■ Data for processing ■
____________
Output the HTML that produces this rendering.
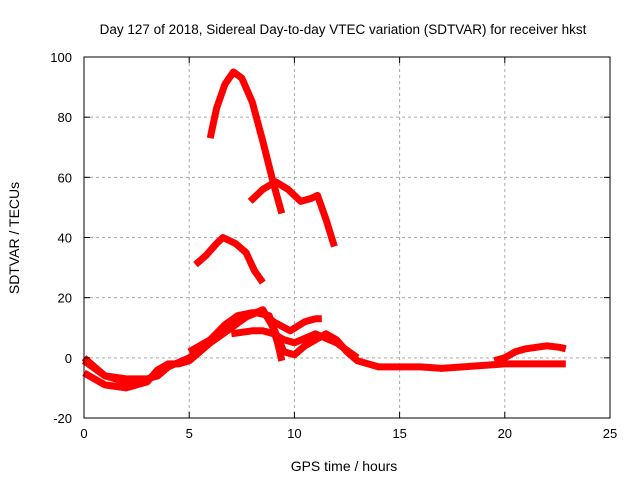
<!DOCTYPE html>
<html><head><meta charset="utf-8"><style>
body{margin:0;background:#fff}
svg{display:block;font-family:"Liberation Sans",sans-serif}
</style></head><body>
<svg id="c" width="640" height="480">
<text x="343" y="34" font-size="13.5" text-anchor="middle">Day 127 of 2018, Sidereal Day-to-day VTEC variation (SDTVAR) for receiver hkst</text>
<text x="344" y="471" font-size="14" text-anchor="middle">GPS time / hours</text>
<text transform="translate(19,238) rotate(-90)" font-size="14" text-anchor="middle">SDTVAR / TECUs</text>
<g id="grid"></g><g id="series"></g><g id="axes"></g>
</svg>
<script>
const xTicks=[0,5,10,15,20,25];
const yTicks=[-20,0,20,40,60,80,100];
const sA_x=[6,6.3,6.7,7.1,7.5,8,8.5,9,9.4];
const sA_y=[73,83,91,95,93,85,72,58,48];
const sB_x=[7.9,8.5,9.1,9.7,10.3,10.8,11.1,11.5,11.9];
const sB_y=[52,56,58.5,56,52,53,54,46,37];
const sC_x=[5.3,5.8,6.3,6.6,7.2,7.7,8.1,8.5];
const sC_y=[31,34,38,40,38,35,29,25];
const sD_x=[0,0.5,1,2,3,3.5,4,5,6,7,7.8,8.5,9,9.5,10,10.5,11,11.5,12,12.5,13,14,16,17,18,19,20,21,22,22.9];
const sD_y=[0,-3,-6,-7,-7,-6,-3,0,5,10,14,16,10,2,1,4,6,8,6,2,-1,-3,-3,-3.5,-3,-2.5,-2,-2,-2,-2];
const sE_x=[0,0.5,1,2,3,3.5,4,4.5,5,6,7,7.5,8.2,8.8,9.2,9.4];
const sE_y=[-5,-7,-9,-10,-8,-4,-2,-2,-1,5,10,13,15,14,5,-1];
const sF_x=[5,6,6.7,7.3,8,8.5,9,9.8,10.5,11,11.3];
const sF_y=[2,6,11,14,15,15,12,9,12,13,13];
const sG_x=[7,8,8.5,9,9.5,10,11,12,13];
const sG_y=[8,9,9,8,6,5,8,5,0];
const sH_x=[19.5,20,20.5,21,22,22.6,22.9];
const sH_y=[-1,0,2,3,4,3.5,3];
const sI_x=[0,1,2,3];
const sI_y=[-1,-6,-8,-7];
const seriesX=[sA_x,sB_x,sC_x,sD_x,sE_x,sF_x,sG_x,sH_x,sI_x];
const seriesY=[sA_y,sB_y,sC_y,sD_y,sE_y,sF_y,sG_y,sH_y,sI_y];
const X0=84,X1=610,Y0=418,Y1=57;
const xs=v=>X0+(v-0)/25*(X1-X0);
const ys=v=>Y0-(v+20)/120*(Y0-Y1);
const NS="http://www.w3.org/2000/svg";
function mk(t,a,p){const e=document.createElementNS(NS,t);for(const k in a)e.setAttribute(k,a[k]);p.appendChild(e);return e;}
const grid=document.getElementById('grid'),axes=document.getElementById('axes'),ser=document.getElementById('series');
xTicks.forEach(t=>{
 if(t>0&&t<25){const g=mk('line',{x1:xs(t),x2:xs(t),y1:Y1,y2:Y0,stroke:'#aaa','stroke-dasharray':'3,3'},grid);
 
 }
 const l=mk('text',{x:xs(t),y:Y0+20,'font-size':13,'text-anchor':'middle'},axes);l.textContent=t;
 
 
 mk('line',{x1:xs(t),x2:xs(t),y1:Y0,y2:Y0-6,stroke:'#000'},axes);
 mk('line',{x1:xs(t),x2:xs(t),y1:Y1,y2:Y1+6,stroke:'#000'},axes);
});
yTicks.forEach(t=>{
 if(t>-20&&t<100){const g=mk('line',{x1:X0,x2:X1,y1:ys(t),y2:ys(t),stroke:'#aaa','stroke-dasharray':'3,3'},grid);
 
 }
 const l=mk('text',{x:X0-12,y:ys(t)+5,'font-size':13,'text-anchor':'end'},axes);l.textContent=t;
 
 
 mk('line',{x1:X0,x2:X0+6,y1:ys(t),y2:ys(t),stroke:'#000'},axes);
 mk('line',{x1:X1,x2:X1-6,y1:ys(t),y2:ys(t),stroke:'#000'},axes);
});
const fr=mk('rect',{x:X0,y:Y1,width:X1-X0,height:Y0-Y1,fill:'none',stroke:'#000'},axes);


seriesX.forEach((xa,i)=>{
 const ya=seriesY[i];
 const pts=xa.map((x,j)=>xs(x).toFixed(1)+','+ys(ya[j]).toFixed(1)).join(' ');
 const p=mk('polyline',{points:pts,fill:'none',stroke:'#f00','stroke-width':7,'stroke-linejoin':'round','stroke-linecap':'butt'},ser);
 
 
});
</script>
</body></html>
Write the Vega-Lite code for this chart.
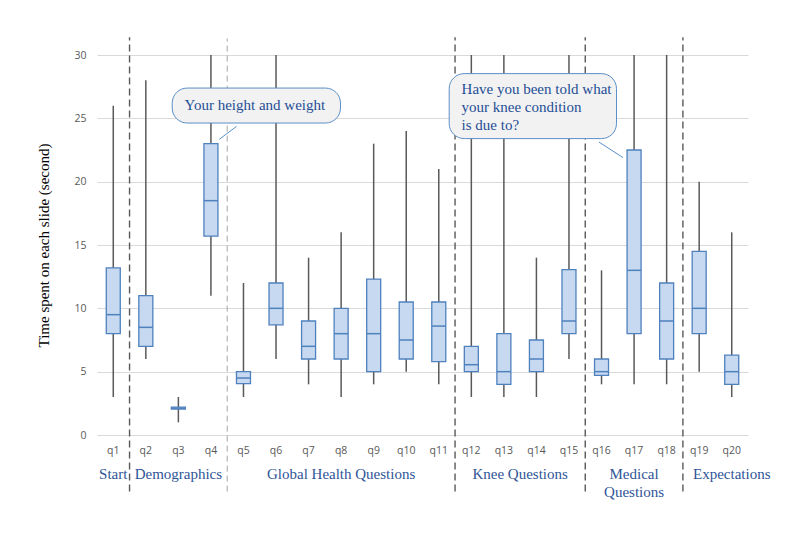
{
  "$schema": "https://vega.github.io/schema/vega-lite/v6.json",
  "width": 651,
  "height": 380,
  "autosize": {"type": "none"},
  "padding": {"left": 97, "top": 55, "right": 52, "bottom": 98},
  "background": "white",
  "config": {"view": {"stroke": null}},
  "datasets": {
    "boxes": [
      {"q": "q1", "lo": 3, "lower": 8, "med": 9.5, "upper": 13.2, "hi": 26},
      {"q": "q2", "lo": 6, "lower": 7, "med": 8.5, "upper": 11, "hi": 28},
      {"q": "q3", "lo": 1, "lower": 2.05, "med": 2.12, "upper": 2.2, "hi": 3},
      {"q": "q4", "lo": 11, "lower": 15.7, "med": 18.5, "upper": 23, "hi": 30},
      {"q": "q5", "lo": 3, "lower": 4.05, "med": 4.5, "upper": 5, "hi": 12},
      {"q": "q6", "lo": 6, "lower": 8.7, "med": 10, "upper": 12, "hi": 30},
      {"q": "q7", "lo": 4, "lower": 6, "med": 7, "upper": 9, "hi": 14},
      {"q": "q8", "lo": 3, "lower": 6, "med": 8, "upper": 10, "hi": 16},
      {"q": "q9", "lo": 4, "lower": 5, "med": 8, "upper": 12.3, "hi": 23},
      {"q": "q10", "lo": 5, "lower": 6, "med": 7.5, "upper": 10.5, "hi": 24},
      {"q": "q11", "lo": 4, "lower": 5.8, "med": 8.6, "upper": 10.5, "hi": 21},
      {"q": "q12", "lo": 3, "lower": 5, "med": 5.55, "upper": 7, "hi": 30},
      {"q": "q13", "lo": 3, "lower": 4, "med": 5, "upper": 8, "hi": 30},
      {"q": "q14", "lo": 3, "lower": 5, "med": 6, "upper": 7.5, "hi": 14},
      {"q": "q15", "lo": 6, "lower": 8, "med": 9, "upper": 13.05, "hi": 30},
      {"q": "q16", "lo": 4, "lower": 4.7, "med": 5, "upper": 6, "hi": 13},
      {"q": "q17", "lo": 4, "lower": 8, "med": 13, "upper": 22.5, "hi": 30},
      {"q": "q18", "lo": 4, "lower": 6, "med": 9, "upper": 12, "hi": 30},
      {"q": "q19", "lo": 5, "lower": 8, "med": 10, "upper": 14.5, "hi": 20},
      {"q": "q20", "lo": 3, "lower": 4, "med": 5, "upper": 6.3, "hi": 16}
    ]
  },
  "encoding": {
    "x": {
      "field": "q",
      "type": "nominal",
      "scale": {
        "domain": ["q1","q2","q3","q4","q5","q6","q7","q8","q9","q10","q11","q12","q13","q14","q15","q16","q17","q18","q19","q20"],
        "paddingInner": 0,
        "paddingOuter": 0
      },
      "axis": {
        "title": null,
        "domain": false,
        "ticks": false,
        "labelAngle": 0,
        "labelFont": "Open Sans",
        "labelFontSize": 10.5,
        "labelColor": "#595959",
        "labelPadding": 10
      }
    }
  },
  "layer": [
    {
      "data": {"name": "boxes"},
      "mark": {"type": "rule", "color": "#595959", "strokeWidth": 1.5},
      "encoding": {
        "y": {
          "field": "lo",
          "type": "quantitative",
          "scale": {"domain": [0, 30], "nice": false, "zero": false},
          "axis": {
            "title": "Time spent on each slide (second)",
            "titleFont": "Liberation Serif",
            "titleFontSize": 15,
            "titleFontWeight": "normal",
            "titleColor": "#000000",
            "titlePadding": 22,
            "values": [0, 5, 10, 15, 20, 25, 30],
            "domain": false,
            "ticks": false,
            "grid": true,
            "gridColor": "#d9d9d9",
            "gridWidth": 1,
            "labelFont": "Open Sans",
            "labelFontSize": 10.5,
            "labelColor": "#595959",
            "labelPadding": 11
          }
        },
        "y2": {"field": "hi"}
      }
    },
    {
      "data": {"name": "boxes"},
      "mark": {"type": "bar", "size": 14, "fill": "#c6d9f1", "stroke": "#4f81bd", "strokeWidth": 1.3},
      "encoding": {
        "y": {"field": "lower", "type": "quantitative"},
        "y2": {"field": "upper"}
      }
    },
    {
      "data": {"name": "boxes"},
      "mark": {"type": "tick", "size": 14, "thickness": 1.5, "color": "#4f81bd", "opacity": 1},
      "encoding": {
        "y": {"field": "med", "type": "quantitative"}
      }
    },
    {
      "data": {"values": [{"q": "q2"}, {"q": "q12"}, {"q": "q16"}, {"q": "q19"}]},
      "mark": {"type": "rule", "color": "#595959", "strokeWidth": 1.4, "strokeDash": [7, 4]},
      "encoding": {
        "x": {"field": "q", "type": "nominal", "bandPosition": 0},
        "y": {"datum": -4.47},
        "y2": {"datum": 31.41}
      }
    },
    {
      "data": {"values": [{"q": "q5"}]},
      "mark": {"type": "rule", "color": "#a6a6a6", "strokeWidth": 1, "strokeDash": [6, 4]},
      "encoding": {
        "x": {"field": "q", "type": "nominal", "bandPosition": 0},
        "y": {"datum": -4.47},
        "y2": {"datum": 31.3}
      }
    },
    {
      "data": {"values": [{"from": "q3", "to": "q8", "top": 27.39, "bottom": 24.63}]},
      "mark": {"type": "rect", "fill": "#f2f2f2", "stroke": "#5b8fc9", "strokeWidth": 1, "cornerRadius": 15},
      "encoding": {
        "x": {"field": "from", "type": "nominal", "bandPosition": 0.31},
        "x2": {"field": "to", "bandPosition": 0.48},
        "y": {"field": "top", "type": "quantitative"},
        "y2": {"field": "bottom"}
      }
    },
    {
      "data": {"values": [{"from": "q5", "to": "q4", "a": 24.37, "b": 23.34}]},
      "mark": {"type": "rule", "color": "#5b8fc9", "strokeWidth": 1},
      "encoding": {
        "x": {"field": "from", "type": "nominal", "bandPosition": 0.29},
        "x2": {"field": "to", "bandPosition": 0.755},
        "y": {"field": "a", "type": "quantitative"},
        "y2": {"field": "b"}
      }
    },
    {
      "data": {"values": [{"q": "q5", "label": "Your height and weight", "v": 26.05}]},
      "mark": {"type": "text", "font": "Liberation Serif", "fontSize": 15, "color": "#1f4e96", "align": "center", "baseline": "middle"},
      "encoding": {
        "x": {"field": "q", "type": "nominal", "bandPosition": 0.85},
        "y": {"field": "v", "type": "quantitative"},
        "text": {"field": "label"}
      }
    },
    {
      "data": {"values": [{"from": "q11", "to": "q16", "top": 28.53, "bottom": 23.4}]},
      "mark": {"type": "rect", "fill": "#f2f2f2", "stroke": "#5b8fc9", "strokeWidth": 1, "cornerRadius": 15},
      "encoding": {
        "x": {"field": "from", "type": "nominal", "bandPosition": 0.82},
        "x2": {"field": "to", "bandPosition": 0.96},
        "y": {"field": "top", "type": "quantitative"},
        "y2": {"field": "bottom"}
      }
    },
    {
      "data": {"values": [{"from": "q16", "to": "q17", "a": 23.13, "b": 21.9}]},
      "mark": {"type": "rule", "color": "#5b8fc9", "strokeWidth": 1},
      "encoding": {
        "x": {"field": "from", "type": "nominal", "bandPosition": 0.42},
        "x2": {"field": "to", "bandPosition": 0.16},
        "y": {"field": "a", "type": "quantitative"},
        "y2": {"field": "b"}
      }
    },
    {
      "data": {"values": [{"q": "q12", "v": 27.29}]},
      "mark": {"type": "text", "font": "Liberation Serif", "fontSize": 15, "color": "#1f4e96", "align": "left", "baseline": "middle", "lineHeight": 18, "text": ["Have you been told what", "your knee condition", "is due to?"]},
      "encoding": {
        "x": {"field": "q", "type": "nominal", "bandPosition": 0.2},
        "y": {"field": "v", "type": "quantitative"}
      }
    },
    {
      "data": {"values": [
        {"q": "q1", "label": "Start", "v": -3.49},
        {"q": "q3", "label": "Demographics", "v": -3.49},
        {"q": "q8", "label": "Global Health Questions", "v": -3.49},
        {"q": "q17", "label": "Medical\nQuestions", "v": -3.49},
        {"q": "q20", "label": "Expectations", "v": -3.49}
      ]},
      "mark": {"type": "text", "font": "Liberation Serif", "fontSize": 15, "color": "#2f5597", "align": "center", "baseline": "alphabetic", "lineHeight": 18, "lineBreak": "\n"},
      "encoding": {
        "x": {"field": "q", "type": "nominal", "bandPosition": 0.5},
        "y": {"field": "v", "type": "quantitative"},
        "text": {"field": "label"}
      }
    },
    {
      "data": {"values": [{"q": "q14", "label": "Knee Questions", "v": -3.49}]},
      "mark": {"type": "text", "font": "Liberation Serif", "fontSize": 15, "color": "#2f5597", "align": "center", "baseline": "alphabetic"},
      "encoding": {
        "x": {"field": "q", "type": "nominal", "bandPosition": 0},
        "y": {"field": "v", "type": "quantitative"},
        "text": {"field": "label"}
      }
    }
  ]
}
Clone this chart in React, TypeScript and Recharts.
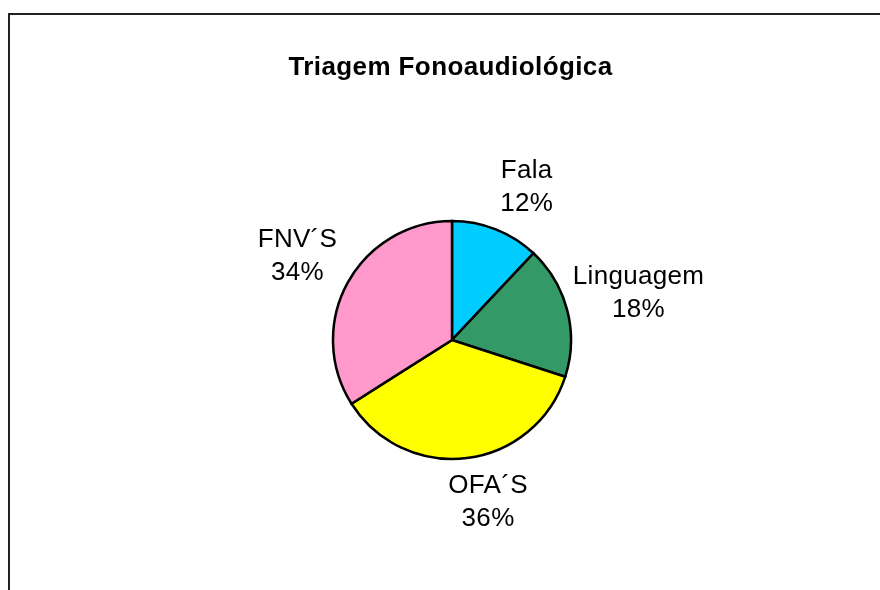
import React from "react";
import { PieChart, Pie, Cell } from "recharts";

const categories = ["Fala", "Linguagem", "OFA´S", "FNV´S"];
const values = [12, 18, 36, 34];
const colors = ["#00CCFF", "#339966", "#FFFF00", "#FF99CC"];
const title = "Triagem Fonoaudiológica";

const data = categories.map((name, i) => ({ name, value: values[i] }));

const FONT = "'Liberation Sans', Arial, sans-serif";
const RAD = Math.PI / 180;

const renderLabel = (props: any) => {
  const { cx, cy, midAngle, name, percent } = props;
  const pct = `${Math.round(percent * 100)}%`;
  const maxLen = Math.max(String(name).length, pct.length);
  const halfW = maxLen * 7.25;
  const c = Math.cos(midAngle * RAD);
  const s = Math.sin(midAngle * RAD);
  const d = 160 + 0.515 * Math.abs(c) * halfW;
  const x = cx + d * c + 16 * Math.max(0, Math.abs(s) - 0.5) * 2;
  const y = cy - d * s;
  return (
    <text
      x={x}
      y={y}
      textAnchor="middle"
      fill="#000"
      style={{ fontFamily: FONT, fontSize: 26, letterSpacing: 0.3 }}
    >
      <tspan x={x} y={y - 8}>{name}</tspan>
      <tspan x={x} y={y + 25}>{pct}</tspan>
    </text>
  );
};

export default function App() {
  return (
    <div style={{ position: "relative", width: 872, height: 574 }}>
      <div
        style={{
          position: "fixed",
          top: 13,
          left: 8,
          width: 872,
          height: 600,
          borderTop: "2px solid #222",
          borderLeft: "2px solid #222",
          boxSizing: "border-box",
        }}
      />
      <div style={{ position: "absolute", top: 0, left: 0 }}>
        <PieChart width={872} height={574}>
          <Pie
            data={data}
            dataKey="value"
            nameKey="name"
            cx={439}
            cy={327}
            outerRadius={119}
            startAngle={90}
            endAngle={-270}
            stroke="#000"
            strokeWidth={2.5}
            label={renderLabel}
            labelLine={false}
            isAnimationActive={false}
          >
            {data.map((d, i) => (
              <Cell key={d.name} fill={colors[i]} />
            ))}
          </Pie>
        </PieChart>
      </div>
      <svg
        width={872}
        height={574}
        style={{ position: "absolute", top: 0, left: 0, pointerEvents: "none" }}
      >
        <text
          x={442.5}
          y={67}
          textAnchor="middle"
          fill="#000"
          style={{ fontFamily: FONT, fontSize: 26, fontWeight: "bold", letterSpacing: 0.4 }}
        >
          {title}
        </text>
      </svg>
    </div>
  );
}
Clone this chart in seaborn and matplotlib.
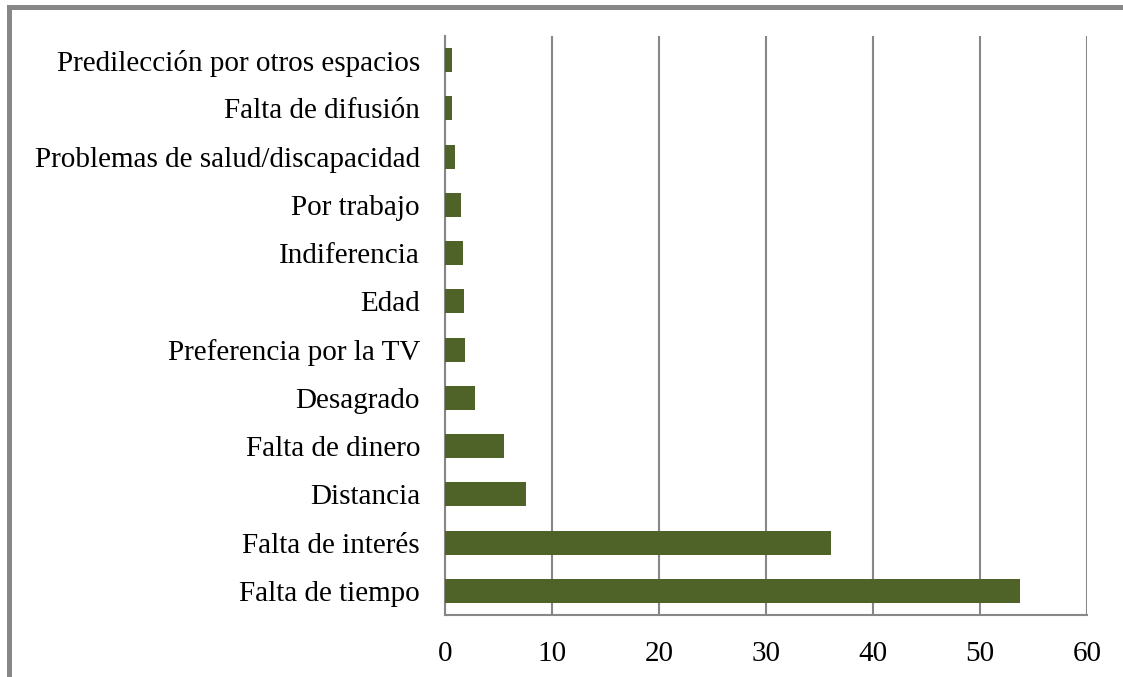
import matplotlib
matplotlib.use("Agg")
import matplotlib.pyplot as plt
import seaborn as sns
import pandas as pd
import numpy as np
from matplotlib.patches import Rectangle

# data, top to bottom as in the chart
motivos = [
    "Predilección por otros espacios",
    "Falta de difusión",
    "Problemas de salud/discapacidad",
    "Por trabajo",
    "Indiferencia",
    "Edad",
    "Preferencia por la TV",
    "Desagrado",
    "Falta de dinero",
    "Distancia",
    "Falta de interés",
    "Falta de tiempo",
]
porcentaje = [0.7, 0.7, 0.9, 1.5, 1.7, 1.8, 1.9, 2.8, 5.5, 7.6, 36.1, 53.7]
xticks = [0, 10, 20, 30, 40, 50, 60]

df = pd.DataFrame({"motivo": motivos, "valor": porcentaje})

sns.set_style("white")
plt.rcParams["font.family"] = ["Liberation Serif", "DejaVu Serif"]
plt.rcParams["text.color"] = "black"
plt.rcParams["xtick.labelcolor"] = "black"
plt.rcParams["ytick.labelcolor"] = "black"

gray = "#878787"
fig = plt.figure(figsize=(11.23, 6.77), dpi=100)
ax = fig.add_axes([445 / 1123, 1 - 615 / 677, (1087 - 445) / 1123, (615 - 36) / 677])

sns.barplot(data=df, x="valor", y="motivo", order=motivos, color="#4f6228",
            saturation=1, width=0.5, orient="h", ax=ax, zorder=3, linewidth=0)

ax.set_xlim(0, 60)
ax.set_ylim(len(motivos) - 0.5, -0.5)
ax.set_xticks(xticks)
ax.set_xticklabels([str(t) for t in xticks], fontsize=21)
ax.set_yticks(range(len(motivos)))
ax.set_yticklabels(motivos, fontsize=21)
ax.set_yticks(np.arange(-0.5, len(motivos)), minor=True)
ax.tick_params(axis="y", which="major", length=0, pad=18)
ax.tick_params(axis="y", which="minor", length=7, width=1.5, color=gray, direction="out")
ax.tick_params(axis="x", length=7, width=1.5, color=gray, direction="out", pad=12)
ax.set_xlabel("")
ax.set_ylabel("")

ax.grid(axis="x", color=gray, linewidth=1.5, zorder=0)
ax.set_axisbelow(True)
for s in ["top", "right"]:
    ax.spines[s].set_visible(False)
for s in ["left", "bottom"]:
    ax.spines[s].set_color(gray)
    ax.spines[s].set_linewidth(1.5)

# grey frame round the chart (only top and left show)
fig.add_artist(Rectangle((7 / 1123, 1 - 10 / 677), 1, 5 / 677, transform=fig.transFigure,
                         color=gray, lw=0))
fig.add_artist(Rectangle((7 / 1123, 0), 5 / 1123, 1 - 5 / 677, transform=fig.transFigure,
                         color=gray, lw=0))

fig.savefig("out.png", dpi=100)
____________
■ The exercise ■
Write out the lines beginning with the one that contains "Clone this chart in React, TypeScript" and ending with the one that contains "const RAD = Math.PI / 180;", exactly as given. Leave pictures out.

■ The reply ■
Clone this chart in React, TypeScript and Recharts.
import React from "react";
import { PieChart, Pie, Cell } from "recharts";

const categories = ["Fala", "Linguagem", "OFA´S", "FNV´S"];
const values = [12, 18, 36, 34];
const colors = ["#00CCFF", "#339966", "#FFFF00", "#FF99CC"];
const title = "Triagem Fonoaudiológica";

const data = categories.map((name, i) => ({ name, value: values[i] }));

const FONT = "'Liberation Sans', Arial, sans-serif";
const RAD = Math.PI / 180;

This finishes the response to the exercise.